PROMPT |
Could the lines from the start of the data through the line with "plt.rcParams['font.family'] = ['Liberation" be set down exactly, with no pictures among them?

MATERIAL |
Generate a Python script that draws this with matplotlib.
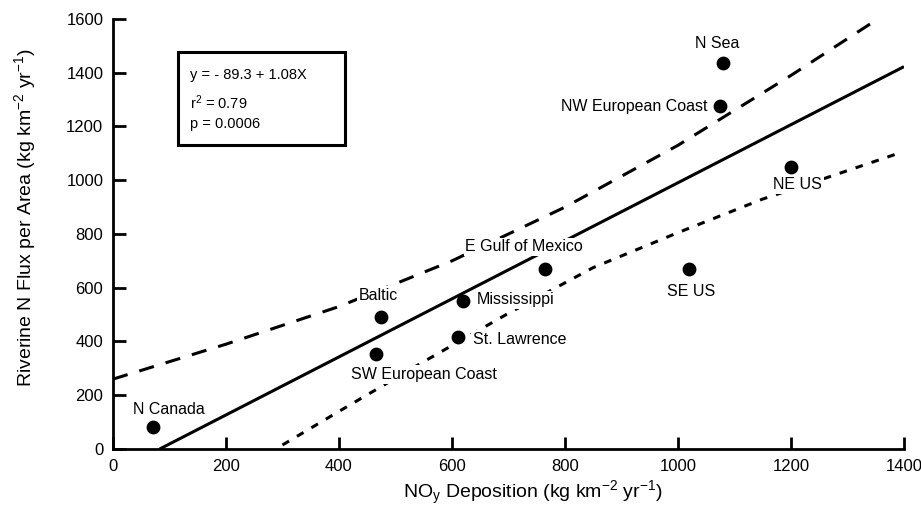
import matplotlib.pyplot as plt
from matplotlib.patches import Rectangle

plt.rcParams['font.family'] = ['Liberation Sans', 'DejaVu Sans']

# NOy deposition vs riverine N flux, by region
regions = ["N Canada", "SW European Coast", "Baltic", "St. Lawrence", "Mississippi",
           "E Gulf of Mexico", "SE US", "NW European Coast", "N Sea", "NE US"]
deposition = [70, 465, 475, 610, 620, 765, 1020, 1075, 1080, 1200]
flux = [80, 355, 490, 415, 550, 670, 670, 1275, 1435, 1050]

# label offsets (points) and alignment for each region
label_dx = [-14, -18, -2, 11, 10, -15, 1, -9, -4, 5]
label_dy = [13, -15, 16, -1.5, 1, 16, -16, 0, 14, -13]
label_ha = ["left", "left", "center", "left", "left", "center", "center", "right", "center", "center"]

# regression fit
intercept = -89.3
slope = 1.08
fit_x = [-intercept / slope, 1400]
fit_y = [intercept + slope * v for v in fit_x]

# upper and lower confidence curves
upper_x = [0, 200, 400, 600, 800, 1000, 1200, 1350]
upper_y = [260, 390, 530, 700, 900, 1130, 1390, 1595]
lower_x = [300, 400, 550, 700, 850, 1000, 1150, 1250, 1390]
lower_y = [15, 140, 325, 505, 675, 805, 930, 1000, 1100]

fig = plt.figure(figsize=(9.21, 5.09), dpi=100)
ax = fig.add_axes([0.1227, 0.1179, 0.8588, 0.8448])

ax.plot(fit_x, fit_y, color="black", lw=2.2, solid_capstyle="butt", zorder=1)
ax.plot(upper_x, upper_y, color="black", lw=2.2, dashes=(5, 4), zorder=1)
ax.plot(lower_x, lower_y, color="black", lw=2.2, dashes=(2.5, 3), zorder=1)
ax.scatter(deposition, flux, s=80, color="black", zorder=4)

for name, x, y, dx, dy, ha in zip(regions, deposition, flux, label_dx, label_dy, label_ha):
    ax.annotate(name, (x, y), xytext=(dx, dy), textcoords="offset points",
                ha=ha, va="center", fontsize=11.5, zorder=3,
                bbox=dict(boxstyle="square,pad=0.1", fc="white", ec="none"))

# stats box
ax.add_patch(Rectangle((115, 1130), 296, 346, fill=False, lw=2.2, color="black"))
ax.text(136, 1390, "y = - 89.3 + 1.08X", fontsize=10.5, va="center")
ax.text(136, 1290, "r$\\mathregular{^2}$ = 0.79", fontsize=10.5, va="center")
ax.text(136, 1208, "p = 0.0006", fontsize=10.5, va="center")

ax.set_xlim(0, 1400)
ax.set_ylim(0, 1600)
ax.set_xticks(range(0, 1401, 200))
ax.set_yticks(range(0, 1601, 200))
ax.spines["top"].set_visible(False)
ax.spines["right"].set_visible(False)
ax.spines["left"].set_linewidth(2)
ax.spines["bottom"].set_linewidth(2)
ax.tick_params(direction="in", length=9, width=2, labelsize=12, pad=7)

ax.set_xlabel("NO$\\mathregular{_y}$ Deposition (kg km$\\mathregular{^{-2}}$ yr$\\mathregular{^{-1}}$)",
              fontsize=14)
ax.set_ylabel("Riverine N Flux per Area (kg km$\\mathregular{^{-2}}$ yr$\\mathregular{^{-1}}$)",
              fontsize=14)
ax.xaxis.set_label_coords(0.531, -0.07)
ax.yaxis.set_label_coords(-0.095, 0.537)

fig.savefig("out.png", dpi=100)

ANSWER TO THE PROBLEM |
Generate a Python script that draws this with matplotlib.
import matplotlib.pyplot as plt
from matplotlib.patches import Rectangle

plt.rcParams['font.family'] = ['Liberation Sans', 'DejaVu Sans']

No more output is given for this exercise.